In self-attention, we often have this instruction sequence: range_select (VectorE) -> reduce_res -> activation (ScalarE). When range_select outputs a full row of fill_value, caution is needed to avoid NaN in the activation instruction that subtracts the output of range_select by reduce_res (max value):

  • If dtype and reduce_res are both FP32, we should not hit any NaN issue since FP32_MIN - FP32_MIN = 0. Exponentiation on 0 is stable (1.0 exactly).

  • If dtype is FP16/BF16/FP8, the fill_value in the output tile will become -INF since HW performs a downcast from FP32_MIN to a smaller dtype. In this case, you must make sure reduce_res uses FP32 dtype to avoid NaN in activation. NaN can be avoided because activation always upcasts input tiles to FP32 to perform math operations: -INF - FP32_MIN = -INF. Exponentiation on -INF is stable (0.0 exactly).

Constraints:

The comparison operators must be one of:

  • np.equal

  • np.less

  • np.less_equal

  • np.greater

  • np.greater_equal

Partition dim sizes must match across on_true_tile, bound0, and bound1:

  • bound0 and bound1 must have one element per partition

  • on_true_tile must be one of the FP dtypes, and bound0/bound1 must be FP32 types.

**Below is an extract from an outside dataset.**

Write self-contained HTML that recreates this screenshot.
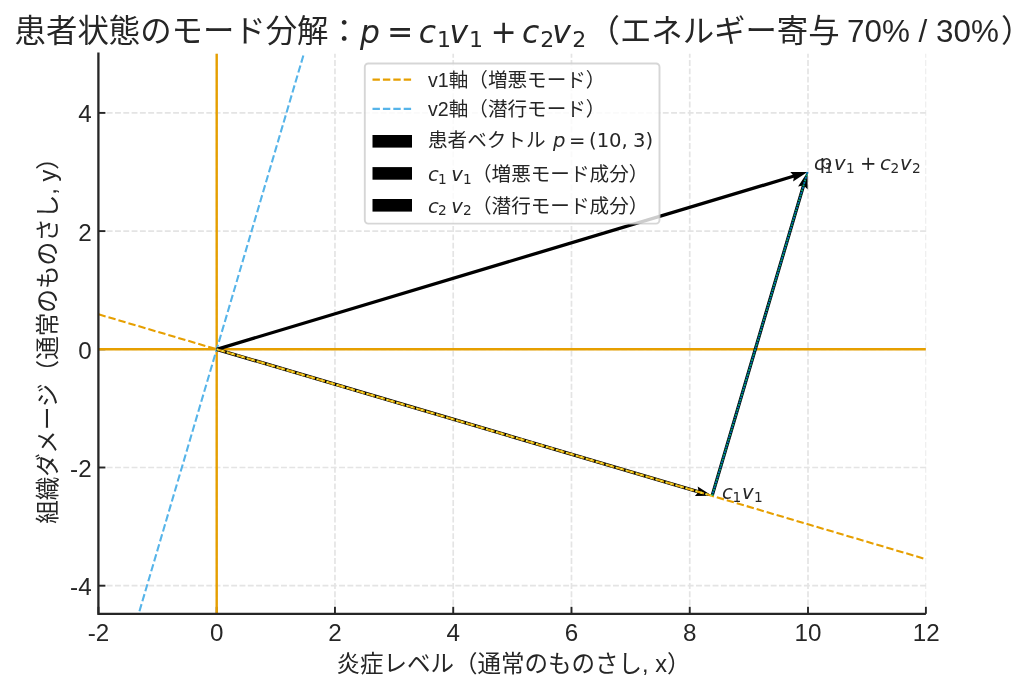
<!DOCTYPE html>
<html lang="ja"><head><meta charset="utf-8"><title>患者状態のモード分解</title>
<style>html,body{margin:0;padding:0;background:#fff;overflow:hidden}svg{display:block}text{font-family:"Liberation Sans", "Noto Sans CJK JP", sans-serif;fill:#262626}.m{font-family:"DejaVu Sans", "Liberation Sans", sans-serif;font-style:italic}.mr{font-family:"DejaVu Sans", "Liberation Sans", sans-serif;font-style:normal}</style></head><body>
<svg width="1024" height="692" viewBox="0 0 1024 692">
<rect width="1024" height="692" fill="#fff"/>
<clipPath id="g"><rect x="98.4" y="53.5" width="827.8" height="560.3"/></clipPath>
<g stroke="#e4e4e4" stroke-width="1.7" stroke-dasharray="5.9 2.4" fill="none" clip-path="url(#g)">
<line x1="216.70" y1="613.8" x2="216.70" y2="53.5"/>
<line x1="334.96" y1="613.8" x2="334.96" y2="53.5"/>
<line x1="453.22" y1="613.8" x2="453.22" y2="53.5"/>
<line x1="571.48" y1="613.8" x2="571.48" y2="53.5"/>
<line x1="689.74" y1="613.8" x2="689.74" y2="53.5"/>
<line x1="808.00" y1="613.8" x2="808.00" y2="53.5"/>
<line x1="926.26" y1="613.8" x2="926.26" y2="53.5"/>
<line x1="98.4" y1="585.7" x2="925.9" y2="585.7"/>
<line x1="98.4" y1="467.5" x2="925.9" y2="467.5"/>
<line x1="98.4" y1="349.3" x2="925.9" y2="349.3"/>
<line x1="98.4" y1="231.1" x2="925.9" y2="231.1"/>
<line x1="98.4" y1="112.9" x2="925.9" y2="112.9"/>
</g>
<g stroke="#262626" stroke-width="1.9" fill="none">
<line x1="98.44" y1="613.8" x2="98.44" y2="606.8"/>
<line x1="216.70" y1="613.8" x2="216.70" y2="606.8"/>
<line x1="334.96" y1="613.8" x2="334.96" y2="606.8"/>
<line x1="453.22" y1="613.8" x2="453.22" y2="606.8"/>
<line x1="571.48" y1="613.8" x2="571.48" y2="606.8"/>
<line x1="689.74" y1="613.8" x2="689.74" y2="606.8"/>
<line x1="808.00" y1="613.8" x2="808.00" y2="606.8"/>
<line x1="925.90" y1="613.8" x2="925.90" y2="606.8"/>
<line x1="98.4" y1="585.7" x2="105.4" y2="585.7"/>
<line x1="98.4" y1="467.5" x2="105.4" y2="467.5"/>
<line x1="98.4" y1="349.3" x2="105.4" y2="349.3"/>
<line x1="98.4" y1="231.1" x2="105.4" y2="231.1"/>
<line x1="98.4" y1="112.9" x2="105.4" y2="112.9"/>
</g>
<clipPath id="c"><rect x="98.4" y="53.5" width="827.5" height="560.3"/></clipPath>
<g clip-path="url(#c)">
<line x1="98.4" y1="349.3" x2="925.9" y2="349.3" stroke="#E69F00" stroke-width="2.4"/>
<line x1="216.7" y1="53.5" x2="216.7" y2="613.8" stroke="#E69F00" stroke-width="2.4"/>
<line x1="136.5" y1="621.2" x2="305.6" y2="47.9" stroke="#56B4E9" stroke-width="2.1" stroke-dasharray="7.4 3.0"/>
<polygon points="216.23,347.72 792.80,174.69 790.27,172.00 807.50,172.00 793.12,181.48 793.75,177.85 217.17,350.88" fill="#000"/>
<polygon points="217.17,347.72 698.31,490.07 697.67,486.44 712.09,495.87 694.86,495.93 697.38,493.24 216.23,350.88" fill="#000"/>
<polygon points="710.50,495.40 801.72,185.78 798.09,186.43 807.50,172.00 807.59,189.23 804.89,186.71 713.67,496.33" fill="#000"/>
<line x1="98.5" y1="314.3" x2="925.7" y2="559.1" stroke="#E69F00" stroke-width="2.1" stroke-dasharray="7.4 3.0"/>
<line x1="216.7" y1="349.3" x2="712.1" y2="495.9" stroke="#F0E442" stroke-width="2" stroke-dasharray="2 3.2"/>
<line x1="807.5" y1="172.0" x2="712.1" y2="495.9" stroke="#0072B2" stroke-width="2" stroke-dasharray="2 3.2"/>
<line x1="807.5" y1="172.0" x2="712.1" y2="495.9" stroke="#009E73" stroke-width="2" stroke-dasharray="2 3.2" stroke-dashoffset="2.6"/>
</g>
<path d="M98.40 52.40 V613.80 H925.90" stroke="#262626" stroke-width="2.3" fill="none" stroke-linejoin="miter"/>
<g font-size="24.2px" text-anchor="middle">
<text x="98.4" y="640.5">-2</text>
<text x="216.7" y="640.5">0</text>
<text x="335.0" y="640.5">2</text>
<text x="453.2" y="640.5">4</text>
<text x="571.5" y="640.5">6</text>
<text x="689.7" y="640.5">8</text>
<text x="808.0" y="640.5">10</text>
<text x="926.3" y="640.5">12</text>
</g>
<g font-size="24.2px" text-anchor="end">
<text x="91.6" y="595.1">-4</text>
<text x="91.6" y="476.9">-2</text>
<text x="91.6" y="358.7">0</text>
<text x="91.6" y="240.5">2</text>
<text x="91.6" y="122.3">4</text>
</g>
<text x="513.5" y="672" font-size="23.5px" text-anchor="middle">炎症レベル（通常のものさし, x）</text>
<text transform="translate(55.5,335) rotate(-90)" font-size="23.6px" text-anchor="middle">組織ダメージ（通常のものさし, y）</text>
<text x="14.6" y="42.0" font-size="31.4px">患者状態のモード分解：<tspan x="360.0" y="43.2" font-size="31.4px" class="m">p</tspan><tspan x="387.0" y="43.2" font-size="31.4px" class="mr">=</tspan><tspan x="418.7" y="43.2" font-size="31.4px" class="m">c</tspan><tspan x="437.0" y="47.0" font-size="22.0px" class="mr">1</tspan><tspan x="449.5" y="43.2" font-size="31.4px" class="m">v</tspan><tspan x="469.0" y="47.0" font-size="22.0px" class="mr">1</tspan><tspan x="490.6" y="43.2" font-size="31.4px" class="mr">+</tspan><tspan x="522.0" y="43.2" font-size="31.4px" class="m">c</tspan><tspan x="540.2" y="47.0" font-size="22.0px" class="mr">2</tspan><tspan x="552.2" y="43.2" font-size="31.4px" class="m">v</tspan><tspan x="572.2" y="47.0" font-size="22.0px" class="mr">2</tspan><tspan x="588.5" y="42.0" font-size="31.4px">（エネルギー寄与</tspan><tspan x="847.0" y="42.0" font-size="31.4px">70% / 30%</tspan><tspan x="1001.0" y="42.0" font-size="31.4px">）</tspan></text>
<text font-size="19.6px"><tspan x="722.0" y="498.8" font-size="19.6px" class="m">c</tspan><tspan x="732.5" y="501.6" font-size="13.7px" class="mr">1</tspan><tspan x="742.0" y="498.8" font-size="19.6px" class="m">v</tspan><tspan x="754.0" y="501.6" font-size="13.7px" class="mr">1</tspan></text>
<text font-size="19.6px"><tspan x="819.8" y="168.6" font-size="19.6px" class="mr">p</tspan></text>
<text font-size="19.6px"><tspan x="814.1" y="170.3" font-size="19.6px" class="m">c</tspan><tspan x="824.6" y="173.1" font-size="13.7px" class="mr">1</tspan><tspan x="834.1" y="170.3" font-size="19.6px" class="m">v</tspan><tspan x="846.1" y="173.1" font-size="13.7px" class="mr">1</tspan><tspan x="859.9" y="170.3" font-size="19.6px" class="mr">+</tspan><tspan x="880.1" y="170.3" font-size="19.6px" class="m">c</tspan><tspan x="890.6" y="173.1" font-size="13.7px" class="mr">2</tspan><tspan x="900.1" y="170.3" font-size="19.6px" class="m">v</tspan><tspan x="912.1" y="173.1" font-size="13.7px" class="mr">2</tspan></text>
<rect x="364.8" y="63.5" width="294.7" height="160.1" rx="3.5" ry="3.5" fill="#fff" fill-opacity="0.8" stroke="#cccccc" stroke-opacity="0.8" stroke-width="1.9"/>
<line x1="372.5" y1="79.7" x2="412" y2="79.7" stroke="#E69F00" stroke-width="2.2" stroke-dasharray="7.4 3.0"/>
<line x1="372.5" y1="108.8" x2="412" y2="108.8" stroke="#56B4E9" stroke-width="2.2" stroke-dasharray="7.4 3.0"/>
<rect x="372.5" y="135.0" width="39.5" height="12.6" fill="#000"/>
<rect x="372.5" y="167.1" width="39.5" height="12.6" fill="#000"/>
<rect x="372.5" y="199.0" width="39.5" height="12.6" fill="#000"/>
<text font-size="19.6px"><tspan x="428.0" y="87.0" font-size="19.6px">v1軸（増悪モード）</tspan></text>
<text font-size="19.6px"><tspan x="428.0" y="116.0" font-size="19.6px">v2軸（潜行モード）</tspan></text>
<text font-size="19.6px"><tspan x="428.0" y="147.4" font-size="19.6px">患者ベクトル</tspan><tspan x="553.0" y="147.4" font-size="19.6px" class="m">p</tspan><tspan x="569.0" y="147.4" font-size="19.6px" class="mr">=</tspan><tspan x="589.0" y="147.4" font-size="19.6px" class="mr">(10,</tspan><tspan x="633.0" y="147.4" font-size="19.6px" class="mr">3)</tspan></text>
<text font-size="19.6px"><tspan x="428.0" y="180.7" font-size="19.6px" class="m">c</tspan><tspan x="438.0" y="183.5" font-size="13.7px" class="mr">1</tspan><tspan x="451.2" y="180.7" font-size="19.6px" class="m">v</tspan><tspan x="463.0" y="183.5" font-size="13.7px" class="mr">1</tspan><tspan x="472.0" y="180.7" font-size="19.6px">（増悪モード成分）</tspan></text>
<text font-size="19.6px"><tspan x="428.0" y="212.5" font-size="19.6px" class="m">c</tspan><tspan x="438.0" y="215.3" font-size="13.7px" class="mr">2</tspan><tspan x="451.2" y="212.5" font-size="19.6px" class="m">v</tspan><tspan x="463.0" y="215.3" font-size="13.7px" class="mr">2</tspan><tspan x="472.0" y="212.5" font-size="19.6px">（潜行モード成分）</tspan></text>
</svg></body></html>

The comparison with bound0, bound1, and free dimension index is done in FP32. Make sure range_start + free dimension index is within 2^24 range.

Numpy equivalent:

indices = np.zeros_like(on_true_tile, dtype=np.float32)
indices[:] = range_start + np.arange(on_true_tile[0].size)

mask = comp_op0(indices, bound0) & comp_op1(indices, bound1)
select_out_tile = np.where(mask, on_true_tile, on_false_value)
reduce_tile = reduce_op(select_out_tile, axis=1, keepdims=True)
Parameters:
  • dst – output tile with selected elements

  • on_true_tile – input tile containing elements to select from

  • on_false_value – constant value to use when selection condition is False. Due to HW constraints, this must be FP32_MIN FP32 bit pattern

  • comp_op0 – first comparison operator

  • comp_op1 – second comparison operator

  • bound0 – tile with one element per partition for first comparison

  • bound1 – tile with one element per partition for second comparison

  • reduce_op – reduction operator to apply on across the selected output. Currently only np.max is supported.

  • reduce_res – optional tile to store reduction results.

  • range_start – starting base offset for index array for the free dimension of on_true_tile Defaults to 0, and must be a compiler time integer.